La personnalité obsessionnelle-compulsive ne doit pas être confondue avec un trouble obsessionnel compulsif : ici, il n'y a ni obsession ni compulsion.
Diagnostics différentiels
- Troubles psychotiques (surtout pour le cluster A) : schizophrénie, trouble délirant persistant,
- Trouble dépressif ou trouble bipolaire (surtout pour le cluster B),
- Troubles anxieux (surtout pour le cluster C) : trouble phobique, phobie sociale, …
L'ensemble de ces diagnostics différentiels peuvent aussi être des comorbidités : la présence d'un diagnostic n'exclut donc pas l'autre.
Comorbidités
- Crise suicidaire
- Troubles de l’ humeur : trouble dépressif, trouble bipolaire,
- Troubles anxieux : trouble anxieux généralisé, trouble de l'adaptation, trouble obsessionnel compulsif, trouble panique,
- Trouble de stress post-traumatique,
- Autre trouble de personnalité,
- Trouble de l'usage de substance
- Trouble du comportement alimentaire : anorexie mentale, boulimie, hyperphagie boulimique.
Conduite à tenir
Il est important de coordonner la prise en charge de ces patients souvent complexe en :
- définissant clairement les rôles
- déterminant ce qu'il faut faire en cas de crise
- communiquant régulièrement au sein de l'équipe soignante
- notant l'information qui est échangée dans l'équipe
Il est important de déterminer lequel des médecins assume la responsabilité principale ou globale du patient.
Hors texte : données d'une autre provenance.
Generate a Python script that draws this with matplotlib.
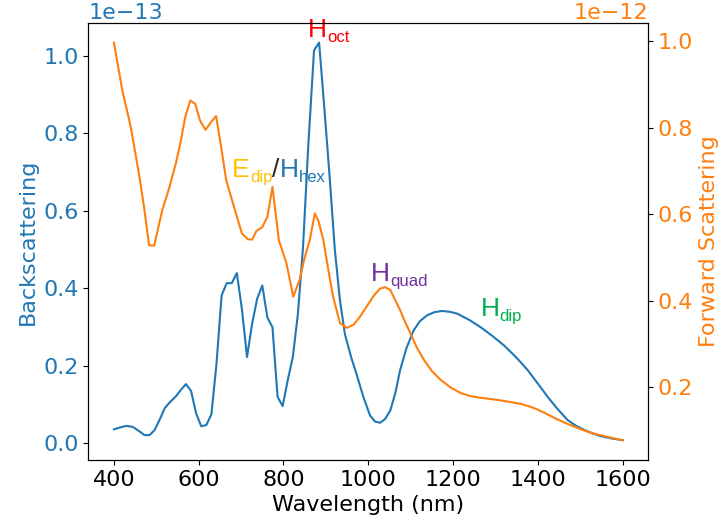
import matplotlib
matplotlib.use('Agg')
import matplotlib.pyplot as plt
import numpy as np

# ------------------ Data ------------------
wl_back = [400, 415, 430, 445, 460, 472, 484, 496, 508, 520, 532, 546, 558, 570,
           582, 594, 606, 618, 630, 642, 654, 666, 678, 690, 702, 714, 726, 738,
           750, 762, 774, 786, 798, 810, 822, 834, 846, 858, 872, 884, 896, 908,
           921, 933, 945, 960, 973, 988, 1004, 1016, 1028, 1040, 1052, 1064, 1075,
           1090, 1107, 1122, 1139, 1156, 1174, 1192, 1210, 1238, 1265, 1292, 1320,
           1348, 1376, 1400, 1423, 1446, 1470, 1490, 1510, 1530, 1549, 1575, 1600]
back = [0.035, 0.040, 0.044, 0.041, 0.030, 0.020, 0.020, 0.033, 0.060, 0.090, 0.105,
        0.120, 0.137, 0.152, 0.134, 0.076, 0.043, 0.046, 0.074, 0.205, 0.381, 0.413,
        0.413, 0.439, 0.345, 0.222, 0.308, 0.373, 0.407, 0.324, 0.299, 0.119, 0.095,
        0.162, 0.222, 0.334, 0.505, 0.760, 1.015, 1.035, 0.870, 0.700, 0.500, 0.370,
        0.280, 0.220, 0.175, 0.120, 0.071, 0.055, 0.052, 0.062, 0.084, 0.130, 0.188,
        0.245, 0.291, 0.315, 0.330, 0.338, 0.341, 0.339, 0.334, 0.318, 0.299, 0.277,
        0.252, 0.222, 0.188, 0.153, 0.119, 0.088, 0.059, 0.044, 0.033, 0.024, 0.017,
        0.011, 0.007]

wl_fwd = [400, 420, 440, 459, 471, 483, 495, 514, 530, 546, 558, 568, 580, 592, 603,
          616, 629, 641, 653, 665, 682, 702, 716, 726, 736, 750, 762, 774, 789, 807,
          823, 838, 850, 862, 874, 883, 894, 905, 917, 933, 949, 965, 980, 996, 1012,
          1028, 1040, 1052, 1064, 1075, 1087, 1099, 1115, 1131, 1150, 1170, 1194, 1218,
          1240, 1265, 1290, 1312, 1336, 1360, 1380, 1399, 1422, 1446, 1474, 1502, 1525,
          1549, 1575, 1600]
fwd = [0.997, 0.886, 0.801, 0.694, 0.617, 0.528, 0.527, 0.609, 0.659, 0.717, 0.770,
       0.824, 0.863, 0.855, 0.817, 0.795, 0.813, 0.827, 0.755, 0.678, 0.621, 0.555,
       0.542, 0.541, 0.561, 0.570, 0.594, 0.663, 0.540, 0.486, 0.409, 0.448, 0.500,
       0.540, 0.602, 0.582, 0.540, 0.475, 0.409, 0.348, 0.337, 0.344, 0.362, 0.386,
       0.410, 0.428, 0.431, 0.424, 0.400, 0.378, 0.350, 0.325, 0.290, 0.263, 0.237,
       0.217, 0.199, 0.186, 0.179, 0.175, 0.172, 0.169, 0.165, 0.161, 0.155, 0.148,
       0.137, 0.125, 0.113, 0.102, 0.094, 0.088, 0.082, 0.077]

back_scale = 1e-13
fwd_scale = 1e-12

# ------------------ Style ------------------
plt.rcParams['font.size'] = 16
c_back = '#1f77b4'
c_fwd = '#ff7f0e'
ann_font = 'Liberation Sans'
main_size = 19
sub_size = 12

# ------------------ Figure ------------------
fig, ax = plt.subplots(figsize=(7.25, 5.29), dpi=100)
fig.subplots_adjust(left=0.122, right=0.894, bottom=0.1304, top=0.957)

ax.plot(wl_back, np.array(back) * back_scale, color=c_back, lw=1.5)
ax.set_xlabel('Wavelength (nm)')
ax.set_ylabel('Backscattering', color=c_back)
ax.tick_params(axis='y', labelcolor=c_back)
ax.yaxis.get_offset_text().set_color(c_back)
ax.set_xticks([400, 600, 800, 1000, 1200, 1400, 1600])

ax2 = ax.twinx()
ax2.plot(wl_fwd, np.array(fwd) * fwd_scale, color=c_fwd, lw=1.5)
ax2.set_ylabel('Forward Scattering', color=c_fwd)
ax2.tick_params(axis='y', labelcolor=c_fwd)
ax2.yaxis.get_offset_text().set_color(c_fwd)


# ------------------ Mode labels ------------------
def mode_label(pieces, x, y):
    """pieces: list of (text, color, is_sub); chained left to right on one baseline."""
    prev = None
    for txt, col, sub in pieces:
        size = sub_size if sub else main_size
        dy = -3.5 if sub else 0
        if prev is None:
            prev = ax.text(x, y * back_scale, txt, color=col, fontsize=size,
                           family=ann_font, ha='left', va='baseline')
        else:
            prev = ax.annotate(txt, xy=(1, y * back_scale), xycoords=(prev, 'data'),
                               xytext=(0, dy), textcoords='offset points',
                               color=col, fontsize=size, family=ann_font,
                               ha='left', va='baseline')


mode_label([('H', '#ff0000', False), ('oct', '#ff0000', True)], 858, 1.05)
mode_label([('E', '#ffc000', False), ('dip', '#ffc000', True),
            ('/', '#262626', False),
            ('H', '#1f77b4', False), ('hex', '#1f77b4', True)], 679, 0.688)
mode_label([('H', '#7030a0', False), ('quad', '#7030a0', True)], 1006, 0.418)
mode_label([('H', '#00b050', False), ('dip', '#00b050', True)], 1265, 0.327)

fig.savefig('out.png', dpi=100)
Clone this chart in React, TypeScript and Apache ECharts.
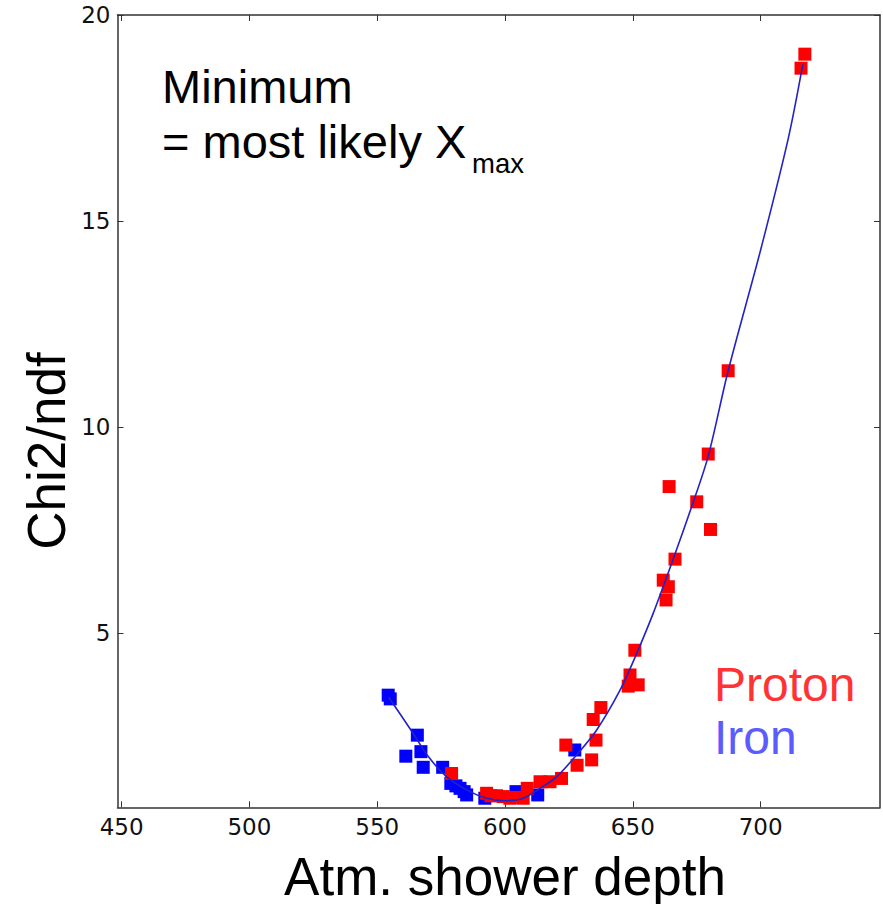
import React, { useEffect, useRef } from "react";
import * as echarts from "echarts";

const xTicks = [450, 500, 550, 600, 650, 700];
const yTicks = [5, 10, 15, 20];

const ironPoints: [number, number][] = [
  [554.3, 3.5], [555.1, 3.41], [565.7, 2.53], [561.2, 2.02], [567.1, 2.13],
  [568.0, 1.75], [575.6, 1.75], [578.8, 1.36], [580.8, 1.3], [582.4, 1.24],
  [584.0, 1.16], [585.0, 1.08], [592.1, 1.0], [604.3, 1.16], [612.8, 1.08],
  [627.3, 2.17],
];

const protonPoints: [number, number][] = [
  [579.1, 1.6], [592.8, 1.12], [594.5, 1.06], [596.7, 1.06], [599.3, 1.04],
  [601.9, 1.0], [604.5, 1.02], [607.1, 1.0], [608.7, 1.24], [613.7, 1.4],
  [617.6, 1.4], [622.1, 1.48], [623.8, 2.29], [628.2, 1.8], [633.9, 1.93],
  [634.5, 2.91], [635.6, 2.41], [637.5, 3.2], [648.2, 3.72], [648.9, 3.99],
  [650.8, 4.59], [652.1, 3.75], [661.9, 6.29], [663.0, 5.81], [663.9, 6.13],
  [664.2, 8.56], [666.5, 6.8], [675.0, 8.19], [679.5, 9.35], [680.4, 7.52],
  [687.3, 11.37], [715.8, 18.71], [717.3, 19.05],
];

const fitCurve: [number, number][] = [
  [554.5, 3.45], [564.1, 2.57], [570.0, 2.01], [577.2, 1.52], [586.3, 1.16],
  [592.8, 1.0], [600.0, 0.94], [607.1, 1.0], [613.7, 1.24], [620.2, 1.52],
  [628.0, 2.05], [635.8, 2.65], [645.0, 3.62], [651.5, 4.51], [658.0, 5.49],
  [665.2, 6.7], [673.0, 8.07], [679.5, 9.3], [687.3, 11.37], [700.0, 14.3],
  [710.8, 17.0], [716.5, 18.8],
];

export default function App() {
  const ref = useRef<HTMLDivElement>(null);

  useEffect(() => {
    const chart = echarts.init(ref.current!, null, { renderer: "svg" });
    const lineStyle = { color: "#333333", width: 1.5 };
    const tickStyle = { color: "#333333", width: 1 };
    const tickLabel = { fontFamily: "DejaVu Sans", fontSize: 23, color: "#111111" };
    const xRange = { min: 448.4, max: 746.7 };
    const yRange = { min: 0.78, max: 20 };
    const textFont = "Liberation Sans";

    chart.setOption({
      animation: false,
      grid: { left: 117.5, right: 3, top: 15, bottom: 96.7, containLabel: false },
      xAxis: [
        {
          type: "value", ...xRange, position: "bottom",
          splitLine: { show: false },
          axisLine: { show: true, onZero: false, lineStyle },
          axisTick: { show: true, inside: true, length: 6, customValues: xTicks, lineStyle: tickStyle },
          axisLabel: { show: true, customValues: xTicks, margin: 8, ...tickLabel },
        },
        {
          type: "value", ...xRange, position: "top",
          splitLine: { show: false },
          axisLine: { show: true, onZero: false, lineStyle },
          axisTick: { show: true, inside: true, length: 6, customValues: xTicks, lineStyle: tickStyle },
          axisLabel: { show: false },
        },
      ],
      yAxis: [
        {
          type: "value", ...yRange, position: "left",
          splitLine: { show: false },
          axisLine: { show: true, onZero: false, lineStyle },
          axisTick: { show: true, inside: true, length: 6, customValues: yTicks, lineStyle: tickStyle },
          axisLabel: { show: true, customValues: yTicks, margin: 7, ...tickLabel },
        },
        {
          type: "value", ...yRange, position: "right",
          splitLine: { show: false },
          axisLine: { show: true, onZero: false, lineStyle },
          axisTick: { show: true, inside: true, length: 6, customValues: yTicks, lineStyle: tickStyle },
          axisLabel: { show: false },
        },
      ],
      series: [
        {
          name: "Iron", type: "scatter", xAxisIndex: 0, yAxisIndex: 0,
          symbol: "rect", symbolSize: 13, data: ironPoints,
          itemStyle: { color: "#0000ff", opacity: 1 }, z: 2,
        },
        {
          name: "Proton", type: "scatter", xAxisIndex: 0, yAxisIndex: 0,
          symbol: "rect", symbolSize: 13, data: protonPoints,
          itemStyle: { color: "#ff0000", opacity: 1 }, z: 3,
        },
        {
          name: "Fit", type: "line", xAxisIndex: 0, yAxisIndex: 0,
          data: fitCurve, smooth: 0.3, showSymbol: false, symbol: "none",
          lineStyle: { color: "#2222c8", width: 1.6 }, z: 4,
        },
      ],
      graphic: [
        { type: "text", x: 162, y: 86, style: { text: "Minimum", fontFamily: textFont, fontSize: 47, fill: "#000", align: "left", verticalAlign: "middle" } },
        { type: "text", x: 162, y: 141, style: { text: "= most likely X", fontFamily: textFont, fontSize: 47, fill: "#000", align: "left", verticalAlign: "middle" } },
        { type: "text", x: 472, y: 163, style: { text: "max", fontFamily: textFont, fontSize: 27.5, fill: "#000", align: "left", verticalAlign: "middle" } },
        { type: "text", x: 714, y: 684, style: { text: "Proton", fontFamily: textFont, fontSize: 48, fill: "#ff3333", align: "left", verticalAlign: "middle" } },
        { type: "text", x: 714, y: 737, style: { text: "Iron", fontFamily: textFont, fontSize: 48, fill: "#5b5bff", align: "left", verticalAlign: "middle" } },
        { type: "text", x: 505, y: 876, style: { text: "Atm. shower depth", fontFamily: textFont, fontSize: 53, fill: "#000", align: "center", verticalAlign: "middle" } },
        { type: "text", x: 46, y: 451, rotation: Math.PI / 2, style: { text: "Chi2/ndf", fontFamily: textFont, fontSize: 53, fill: "#000", align: "center", verticalAlign: "middle" } },
      ],
    });

    return () => chart.dispose();
  }, []);

  return (
    <div
      ref={ref}
      style={{ position: "absolute", left: 0, top: 0, width: 883, height: 904 }}
    />
  );
}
Adresser rapidement à un psychiatre si :
- Adolescent, jeune adulte,
- Présence de comorbidités psychiatriques,
- Impact majeur du fonctionnement, avec handicap fonctionnel dans la vie de tous les jours.
Adresser aux urgences si :
- Urgence suicidaire,
- Risque hétéro-agressif.
Prise en charge :
La prise en charge est complexe : une personnalité ne "guérissant" pas, l'idée est d'atténuer le fonctionnement pathologique de la personne pour limiter le handicap fonctionnel.
- Essentiellement basée sur la psychothérapie (la psychothérapie choisie sera en fonction de la personnalité),
- Toujours soigner les comorbidités psychiatriques associées (prise en charge médicamenteuse ou non médicamenteuse).
Références
AESP, CNUP, & CUNEA. (2021). Référentiel de Psychiatrie et Addictologie (3e édition conforme au nouveau programme) Psychiatrie de l’adulte. Psychiatrie de l’enfant et de l’adolescent. Addictologie (Presses Universitaires François Rabelais).
The Diagnostic and Statistical Manual of Mental Disorders (5th ed.; DSM–5; American Psychiatric Association [APA], 2013).
Ressources
Emoteo
Application d'aide à la gestion des émotions (journal, exercices) pour les personnes atteintes de trouble de la personnalité borderline développée par l'université de Genève.
Programme de thérapie basée sur la pleine conscience
Programme audio gratuit et en accès libre en 15 séances.
Breath Zen
Application d'initiation et de pratique de la relaxation et de la méditation de l'Université Paris Nanterre.